Yan, a 23-year-old Indonesian student who works on a construction site at IMIP, said that he fears for his safety on the job.

Yan said he starts work at the crack of dawn, climbing 15-20 metres to install pipes for the construction of a coal plant owned by a Chinese company.

“The safety harnesses here are old and not in good working condition.
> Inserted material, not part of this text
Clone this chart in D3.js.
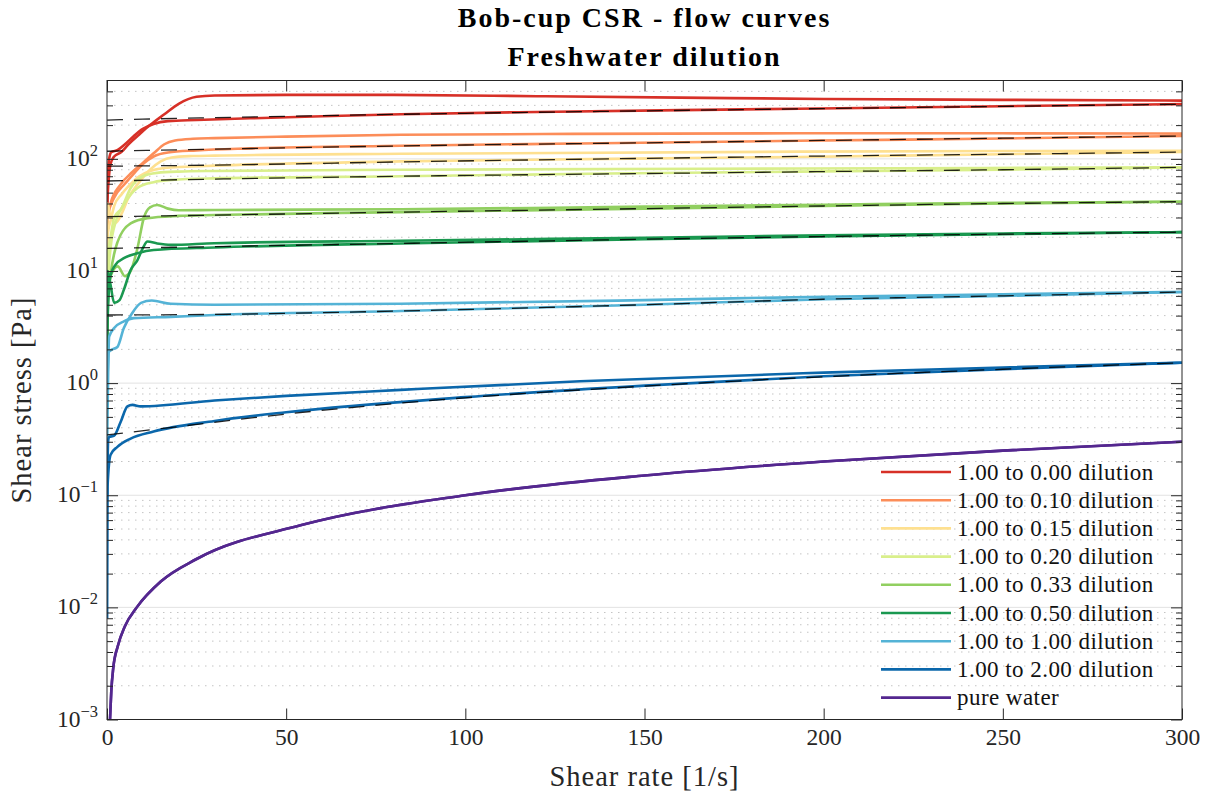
<!DOCTYPE html>
<html>
<head>
<meta charset="utf-8">
<script src="https://cdn.jsdelivr.net/npm/d3@7"></script>
<style>
  body { margin: 0; background: #fff; }
  svg { font-family: "Liberation Serif", "Times New Roman", serif; }
</style>
</head>
<body>
<div id="wrapper"></div>
<script>
// flow curves, [shear rate (1/s), shear stress (Pa)]
const dil000a = [[0.05,40],[0.3,55],[1,90],[2,105],[4,115],[6,135],[9,165],[12,200],[16,250],[20,310],[25,358],[30,368],[50,372],[80,372],[120,362],[160,352],[200,342],[250,336],[300,331]];
const dil000b = [[0.05,30],[0.2,60],[0.6,100],[1.2,115],[3,120],[5,135],[7.5,160],[10,185],[13,205],[17,217],[25,222],[40,230],[60,240],[82,250],[120,262],[160,272],[193,280],[250,295],[300,308]];
const dil010a = [[0.05,25],[0.2,30],[1,40],[3.6,58],[7,76],[10,92],[13,112],[16,135],[19,146],[24,151],[30,153],[50,158],[82,164],[130,167],[193,169],[250,169],[300,168]];
const dil010b = [[0.05,20],[0.3,32],[2,45],[5,60],[7.5,74],[10,90],[13,105],[17,114],[25,119],[40,124],[82,131],[130,137],[193,145],[250,152],[300,160]];
const dil015a = [[0.05,20],[0.2,40],[1,30],[2.5,27],[4,32],[6,45],[9,62],[12,80],[15,95],[18,103],[24,106],[30,107],[82,111],[193,116],[300,118]];
const dil015b = [[0.05,12],[0.3,22],[1,28],[2,38],[4,48],[6,57],[9,70],[12,78],[16,83],[22,85],[30,87],[82,95],[140,100],[193,104],[250,110],[300,115]];
const dil020a = [[0.05,9],[0.2,14],[1,20],[2,30],[4,36],[6.6,55],[10,70],[14,75],[20,77],[30,78],[82,80],[193,82],[300,84]];
const dil020b = [[0.05,4],[0.3,8],[1,16],[2.5,28],[4.7,39],[8.5,55],[13,62],[18,65],[30,67],[82,70],[140,74],[193,77],[250,80],[300,84]];
const dil033a = [[0.05,3],[0.2,6],[1,9],[3,11],[5,9],[6.6,10],[8.5,16],[10.3,30],[12,37],[14,38.8],[17,36],[20,34.8],[30,35],[82,35.5],[150,37.5],[200,39],[250,40.5],[300,41.5]];
const dil033b = [[0.05,2],[0.2,5],[1,9.2],[2.9,18],[6.6,26.6],[11.3,29.6],[20,31],[30,31.6],[82,33.5],[150,36],[200,38],[250,40],[300,41.5]];
const dil050a = [[0.05,4],[0.2,10],[1,7.5],[2,5.2],[3.5,5.5],[4.7,6.8],[6.6,10.2],[8.5,12.5],[10,16],[11.3,18.3],[14,17.6],[17.8,17.1],[30,17.7],[82,18.6],[150,19.8],[200,20.8],[250,21.6],[300,22.2]];
const dil050b = [[0.05,1.5],[0.2,4],[1,9.2],[2.5,11.5],[4.7,13],[8.5,14.4],[13,15.4],[30,16.2],[82,17.6],[150,19.2],[200,20.3],[250,21.3],[300,22.2]];
const dil100a = [[0.05,0.9],[0.5,1.9],[1.1,1.97],[2.9,2.1],[4.7,3.1],[7,4.2],[9.5,5.2],[12.5,5.45],[17.8,5.1],[30,5.0],[82,5.1],[150,5.5],[200,5.9],[250,6.2],[300,6.5]];
const dil100b = [[0.05,0.3],[0.6,2.6],[2,3.1],[4.7,3.55],[7.5,3.8],[17.8,3.9],[30,4.05],[82,4.4],[150,5.0],[200,5.6],[250,6.0],[300,6.5]];
const dil200a = [[0.05,0.1],[0.3,0.3],[0.56,0.33],[2,0.34],[3.8,0.45],[5.7,0.62],[7.1,0.64],[9.4,0.62],[30,0.70],[50,0.77],[82,0.87],[132,1.04],[200,1.24],[250,1.38],[300,1.52]];
const dil200b = [[0.03,0.008],[0.15,0.12],[1,0.23],[2.9,0.27],[6.6,0.32],[13,0.37],[30,0.46],[50,0.55],[100,0.75],[150,0.95],[200,1.15],[250,1.33],[300,1.52]];
const water = [[0.84,0.001],[1.2,0.0018],[1.76,0.0029],[3,0.0045],[5,0.0068],[8.3,0.01],[15,0.017],[25,0.027],[54,0.054],[100,0.1],[150,0.15],[200,0.2],[250,0.25],[300,0.3]];

// fitted curves (dashed)
const fit000 = [[0,222],[10,226],[30,233],[60,243],[100,255],[150,268],[200,281],[250,294],[300,307]];
const fit010 = [[0,117],[30,122],[60,127],[100,133],[150,139],[200,146],[250,153],[300,160]];
const fit015 = [[0,86],[30,88],[82,94],[150,101],[200,106],[250,110],[300,115]];
const fit020 = [[0,63.5],[30,66],[82,70],[150,74],[200,77],[250,80],[300,84]];
const fit033 = [[0,30.5],[30,31.5],[82,33.5],[150,36],[200,38],[250,40],[300,41.5]];
const fit050 = [[0,15.9],[30,16.5],[82,17.6],[150,19.2],[200,20.3],[250,21.3],[300,22.2]];
const fit100 = [[0,4.05],[30,4.1],[82,4.4],[150,5.0],[200,5.6],[250,6.0],[300,6.5]];
const fit200 = [[0,0.345],[20,0.41],[50,0.53],[100,0.74],[150,0.94],[200,1.14],[250,1.33],[300,1.52]];

const labels = ["1.00 to 0.00 dilution","1.00 to 0.10 dilution","1.00 to 0.15 dilution","1.00 to 0.20 dilution","1.00 to 0.33 dilution","1.00 to 0.50 dilution","1.00 to 1.00 dilution","1.00 to 2.00 dilution","pure water"];
const colors = ["#d73027","#fc8d59","#fee090","#d9ef8b","#91cf60","#1a9850","#54b3d6","#0b67ab","#54278f"];
const xTicks = [0,50,100,150,200,250,300];
const yDecades = [1e-3,1e-2,1e-1,1,10,100];
const yExponents = ["-3","-2","-1","0","1","2"];

const runs = [
    [dil000a, dil000b], [dil010a, dil010b], [dil015a, dil015b], [dil020a, dil020b],
    [dil033a, dil033b], [dil050a, dil050b], [dil100a, dil100b], [dil200a, dil200b], [water]
];
const fits = [fit000, fit010, fit015, fit020, fit033, fit050, fit100, fit200];

const dimension = {
    width: 1206,
    height: 796,
    margin: { top: 80.5, left: 107, bottom: 76.5, right: 24 }
};
dimension.boundedWidth = dimension.width - dimension.margin.left - dimension.margin.right;
dimension.boundedHeight = dimension.height - dimension.margin.top - dimension.margin.bottom;

const svg = d3.select("#wrapper").append("svg")
    .attr("width", dimension.width)
    .attr("height", dimension.height);

const x = d3.scaleLinear().domain([0, 300])
    .range([dimension.margin.left, dimension.margin.left + dimension.boundedWidth]);
const y = d3.scaleLog().domain([1e-3, 500])
    .range([dimension.margin.top + dimension.boundedHeight, dimension.margin.top]);

const x0 = x.range()[0], x1 = x.range()[1], y0 = y.range()[0], y1 = y.range()[1];

// grid
const minorVals = [];
yDecades.forEach(d => { for (let m = 2; m <= 9; m++) if (m * d < 500) minorVals.push(m * d); });
svg.append("g").selectAll("line").data(minorVals).join("line")
    .attr("x1", x0).attr("x2", x1)
    .attr("y1", d => y(d)).attr("y2", d => y(d))
    .attr("stroke", "#c4c4c4").attr("stroke-width", 1)
    .attr("stroke-dasharray", "1.5,5.5");
svg.append("g").selectAll("line").data(yDecades).join("line")
    .attr("x1", x0).attr("x2", x1)
    .attr("y1", d => y(d)).attr("y2", d => y(d))
    .attr("stroke", "#e2e2e2").attr("stroke-width", 1);

svg.append("clipPath").attr("id", "plotclip").append("rect")
    .attr("x", x0).attr("y", y1).attr("width", x1 - x0).attr("height", y0 - y1);

const line = d3.line()
    .x(d => x(d[0]))
    .y(d => y(d[1]))
    .curve(d3.curveMonotoneX);

const plot = svg.append("g").attr("clip-path", "url(#plotclip)");
runs.forEach((group, i) => {
    group.forEach(series => {
        plot.append("path").datum(series)
            .attr("d", line)
            .attr("fill", "none")
            .attr("stroke", colors[i])
            .attr("stroke-width", 2.6)
            .attr("stroke-linejoin", "round");
    });
});
fits.forEach(series => {
    plot.append("path").datum(series)
        .attr("d", line)
        .attr("fill", "none")
        .attr("stroke", "#000")
        .attr("stroke-opacity", 0.85)
        .attr("stroke-width", 1.3)
        .attr("stroke-dasharray", "16,11");
});
// water on top
plot.append("path").datum(water)
    .attr("d", line).attr("fill", "none")
    .attr("stroke", colors[8]).attr("stroke-width", 2.6);

// axes with inward ticks
const axisColor = "#262626";
function styleAxis(g) {
    g.select(".domain").remove();
    g.selectAll(".tick line").attr("stroke", axisColor);
}
svg.append("g").attr("transform", `translate(0,${y0})`)
    .call(d3.axisBottom(x).tickValues(xTicks).tickSize(-11).tickPadding(9).tickFormat(d3.format("d")))
    .call(styleAxis)
    .call(g => g.selectAll(".tick text").attr("font-size", 23.5).attr("fill", "#262626")
        .attr("font-family", "Liberation Serif, serif"));
svg.append("g").attr("transform", `translate(0,${y1})`)
    .call(d3.axisTop(x).tickValues(xTicks).tickSize(-11).tickFormat(""))
    .call(styleAxis);

svg.append("g").attr("transform", `translate(${x0},0)`)
    .call(d3.axisLeft(y).tickValues(yDecades).tickSize(-11).tickFormat(""))
    .call(styleAxis);
svg.append("g").attr("transform", `translate(${x0},0)`)
    .call(d3.axisLeft(y).tickValues(minorVals).tickSize(-6).tickFormat(""))
    .call(styleAxis);
svg.append("g").attr("transform", `translate(${x1},0)`)
    .call(d3.axisRight(y).tickValues(yDecades).tickSize(-11).tickFormat(""))
    .call(styleAxis);
svg.append("g").attr("transform", `translate(${x1},0)`)
    .call(d3.axisRight(y).tickValues(minorVals).tickSize(-6).tickFormat(""))
    .call(styleAxis);

// y tick labels with superscripts
const yl = svg.append("g").selectAll("text").data(yDecades).join("text")
    .attr("x", x0 - 9)
    .attr("y", d => y(d) + 7)
    .attr("text-anchor", "end")
    .attr("font-size", 23.5)
    .attr("fill", "#262626");
yl.append("tspan").text("10");
yl.append("tspan").attr("dy", -10).attr("font-size", 16.5).text((d, i) => yExponents[i].replace("-", "\u2212"));

// box
svg.append("rect")
    .attr("x", x0).attr("y", y1)
    .attr("width", x1 - x0).attr("height", y0 - y1)
    .attr("fill", "none").attr("stroke", axisColor).attr("stroke-width", 1);

// titles and axis labels
const cx = (x0 + x1) / 2;
svg.append("text").attr("x", cx).attr("y", 27).attr("text-anchor", "middle")
    .attr("font-size", 28).attr("font-weight", "bold").attr("letter-spacing", 2)
    .text("Bob-cup CSR - flow curves");
svg.append("text").attr("x", cx).attr("y", 66).attr("text-anchor", "middle")
    .attr("font-size", 28).attr("font-weight", "bold").attr("letter-spacing", 2)
    .text("Freshwater dilution");
svg.append("text").attr("x", cx).attr("y", 786).attr("text-anchor", "middle")
    .attr("font-size", 28.5).attr("letter-spacing", 1).attr("fill", "#262626")
    .text("Shear rate [1/s]");
svg.append("text").attr("transform", `translate(31,${(y0 + y1) / 2}) rotate(-90)`)
    .attr("text-anchor", "middle")
    .attr("font-size", 28.5).attr("letter-spacing", 1).attr("fill", "#262626")
    .text("Shear stress [Pa]");

// legend
const legend = svg.append("g");
labels.forEach((lab, i) => {
    const ly = 472 + i * 28.2;
    legend.append("line").attr("x1", 881).attr("x2", 951).attr("y1", ly).attr("y2", ly)
        .attr("stroke", colors[i]).attr("stroke-width", 2.6);
    legend.append("text").attr("x", 957).attr("y", ly + 7.5)
        .attr("font-size", 23).attr("letter-spacing", 0.45).attr("fill", "#111").text(lab);
});
</script>
</body>
</html>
I feel scared each time I climb up,” Yan told Al Jazeera.

Yan, who took on his job to earn money to pay for his university studies  following the death of his father two years ago, said his work also includes lifting heavy steel bars.

“Some of them are so heavy they ought to be lifted by machines, not humans,” Yan said.

For working from 6am to 5pm, seven days a week, Yan said he is paid Rp160,00 rupiah (US$10.6) a day.

Muhammad Habib of CSIS said that Indonesia does not have the luxury of overlooking social and labour issues in the mining industry, which could negatively affect direct foreign investment.

“Buyers are now more conscious over the social and environmental elements of the products they buy,” Habib said.

“This drives businesses to invest more time in doing due diligence on the social and environmental conditions in the countries they want to invest in…and so do their governments.”

Habib countries with poor working conditions could ultimately lose out on investment opportunities.

“By ensuring good working conditions, we would be able to have two benefits,” he said. “First, it could attract more American and European investors to the industry. Second, we would be able to safeguard our own people.”